In article , Tom Gardner says...

... I'm still concerned who is going to buy my industrial products
when industry is gone or who is going to buy ANYTHING with a

burger-flipping
income, or who is going to be able to afford burgers?


Ok, I seem to have found one person who agrees with me,
that if the better paying technical and manufacturing jobs
go overseas, and the wages are depressed here (as harold
suspects they will) then this might have some effect
on the overall market for goods and services in the US.

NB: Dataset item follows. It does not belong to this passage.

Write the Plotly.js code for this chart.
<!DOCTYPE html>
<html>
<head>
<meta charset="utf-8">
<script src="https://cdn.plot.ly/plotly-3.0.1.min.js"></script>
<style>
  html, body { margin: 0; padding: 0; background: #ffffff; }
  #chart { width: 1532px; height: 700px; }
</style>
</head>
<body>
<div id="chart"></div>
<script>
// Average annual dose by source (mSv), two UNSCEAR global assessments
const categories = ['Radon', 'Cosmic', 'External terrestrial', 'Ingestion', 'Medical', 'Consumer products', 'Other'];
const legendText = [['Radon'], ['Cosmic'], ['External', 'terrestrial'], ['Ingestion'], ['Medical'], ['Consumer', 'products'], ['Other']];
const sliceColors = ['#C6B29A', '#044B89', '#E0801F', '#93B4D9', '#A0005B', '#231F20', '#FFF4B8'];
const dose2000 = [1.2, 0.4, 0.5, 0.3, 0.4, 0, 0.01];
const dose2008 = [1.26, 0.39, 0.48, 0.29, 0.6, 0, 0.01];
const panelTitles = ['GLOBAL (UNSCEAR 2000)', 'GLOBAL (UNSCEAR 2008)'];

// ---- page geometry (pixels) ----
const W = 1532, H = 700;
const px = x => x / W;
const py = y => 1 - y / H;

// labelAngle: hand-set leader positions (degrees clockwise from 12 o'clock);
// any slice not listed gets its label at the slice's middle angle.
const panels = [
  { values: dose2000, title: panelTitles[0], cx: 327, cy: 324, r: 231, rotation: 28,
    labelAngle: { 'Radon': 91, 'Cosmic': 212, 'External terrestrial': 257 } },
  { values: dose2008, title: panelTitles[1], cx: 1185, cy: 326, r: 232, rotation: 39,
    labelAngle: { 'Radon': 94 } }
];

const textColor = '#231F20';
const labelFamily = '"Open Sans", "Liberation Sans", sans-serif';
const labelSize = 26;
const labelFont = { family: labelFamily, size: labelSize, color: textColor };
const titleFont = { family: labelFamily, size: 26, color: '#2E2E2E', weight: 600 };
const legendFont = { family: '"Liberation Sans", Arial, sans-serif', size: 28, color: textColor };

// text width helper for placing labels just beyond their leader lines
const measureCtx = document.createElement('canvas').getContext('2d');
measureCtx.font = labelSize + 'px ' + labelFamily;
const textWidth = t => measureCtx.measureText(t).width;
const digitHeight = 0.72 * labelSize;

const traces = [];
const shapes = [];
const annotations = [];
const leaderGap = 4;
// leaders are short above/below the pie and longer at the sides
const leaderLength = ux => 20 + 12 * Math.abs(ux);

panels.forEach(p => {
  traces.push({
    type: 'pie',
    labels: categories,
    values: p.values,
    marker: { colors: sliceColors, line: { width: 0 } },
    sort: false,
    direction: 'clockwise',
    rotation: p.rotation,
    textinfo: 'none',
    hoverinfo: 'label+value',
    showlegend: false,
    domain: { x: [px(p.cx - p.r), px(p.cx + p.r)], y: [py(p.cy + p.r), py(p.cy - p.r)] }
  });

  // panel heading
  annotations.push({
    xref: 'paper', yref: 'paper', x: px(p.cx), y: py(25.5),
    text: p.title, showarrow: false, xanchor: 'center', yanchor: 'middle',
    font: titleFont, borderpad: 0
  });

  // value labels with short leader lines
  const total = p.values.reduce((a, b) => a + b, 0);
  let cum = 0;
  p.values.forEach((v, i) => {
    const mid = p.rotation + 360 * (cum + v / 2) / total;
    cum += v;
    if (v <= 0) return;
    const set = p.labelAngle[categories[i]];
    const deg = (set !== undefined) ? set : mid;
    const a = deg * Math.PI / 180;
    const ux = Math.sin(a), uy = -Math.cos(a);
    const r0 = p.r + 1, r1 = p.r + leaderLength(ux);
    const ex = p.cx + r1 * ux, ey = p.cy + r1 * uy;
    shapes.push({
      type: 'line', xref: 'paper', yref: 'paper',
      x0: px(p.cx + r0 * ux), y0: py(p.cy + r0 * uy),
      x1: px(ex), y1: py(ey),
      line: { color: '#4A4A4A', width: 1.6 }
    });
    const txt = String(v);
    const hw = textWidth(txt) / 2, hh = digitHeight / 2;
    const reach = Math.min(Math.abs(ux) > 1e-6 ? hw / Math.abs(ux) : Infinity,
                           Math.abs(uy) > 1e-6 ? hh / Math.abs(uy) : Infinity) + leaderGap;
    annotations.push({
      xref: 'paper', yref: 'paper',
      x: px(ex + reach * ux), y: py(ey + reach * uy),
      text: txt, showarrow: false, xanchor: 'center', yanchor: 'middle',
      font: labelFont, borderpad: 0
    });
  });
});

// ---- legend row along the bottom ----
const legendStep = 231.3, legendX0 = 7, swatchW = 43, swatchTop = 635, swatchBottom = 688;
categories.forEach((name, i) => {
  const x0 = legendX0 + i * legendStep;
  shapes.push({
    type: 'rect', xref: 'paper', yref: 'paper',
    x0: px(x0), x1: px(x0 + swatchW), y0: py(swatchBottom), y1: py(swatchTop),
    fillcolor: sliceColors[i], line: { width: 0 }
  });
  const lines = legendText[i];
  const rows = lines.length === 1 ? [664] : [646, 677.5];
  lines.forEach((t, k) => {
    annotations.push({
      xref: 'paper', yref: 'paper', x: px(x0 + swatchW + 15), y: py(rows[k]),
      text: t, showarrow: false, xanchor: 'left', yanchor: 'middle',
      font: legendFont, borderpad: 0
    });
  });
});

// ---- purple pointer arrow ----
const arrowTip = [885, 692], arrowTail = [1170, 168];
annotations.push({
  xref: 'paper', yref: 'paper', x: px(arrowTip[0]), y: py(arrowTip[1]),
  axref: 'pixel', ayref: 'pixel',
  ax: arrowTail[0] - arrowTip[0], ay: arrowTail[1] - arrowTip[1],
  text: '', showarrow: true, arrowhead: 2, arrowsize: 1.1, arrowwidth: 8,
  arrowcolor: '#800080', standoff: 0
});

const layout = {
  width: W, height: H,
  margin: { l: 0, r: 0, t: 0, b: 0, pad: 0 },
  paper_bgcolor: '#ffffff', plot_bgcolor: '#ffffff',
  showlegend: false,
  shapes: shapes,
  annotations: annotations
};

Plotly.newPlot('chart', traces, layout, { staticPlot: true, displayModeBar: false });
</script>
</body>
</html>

In other words, laid-off folks don't buy much of anything.

Jim


I'm having a bit of a struggle coming to terms with your statement above.
Isn't that exactly what I've been saying right along? What I've proposed
is folks coming to terms with their inflated incomes and settling for pay in
keeping with its value. That, in turn, keeps them on the job, albeit at a
lower income, because the savings to the corporation that may have been
realized by jumping to China, for example, no longer exists. We keep jobs
home, inflation is not a problem (not out of control), and perhaps prices at
the store even decline to some degree. Not many of us prefer no money
as opposed to less money. I think rational people would accept a pay cut
instead of a pink slip.

We can not solve this problem with legislation or tariffs. As long as we
insist that we are worth more than the rest of the world, the exodus will
never end, not until there's nothing left that can leave. The foreign
countries will see to it. They want the work. Only equilibrium, by any
means, will stop the flow. It's like drugs. Until the profit is removed
from drugs, they will persist, and stronger than our ability to resist them.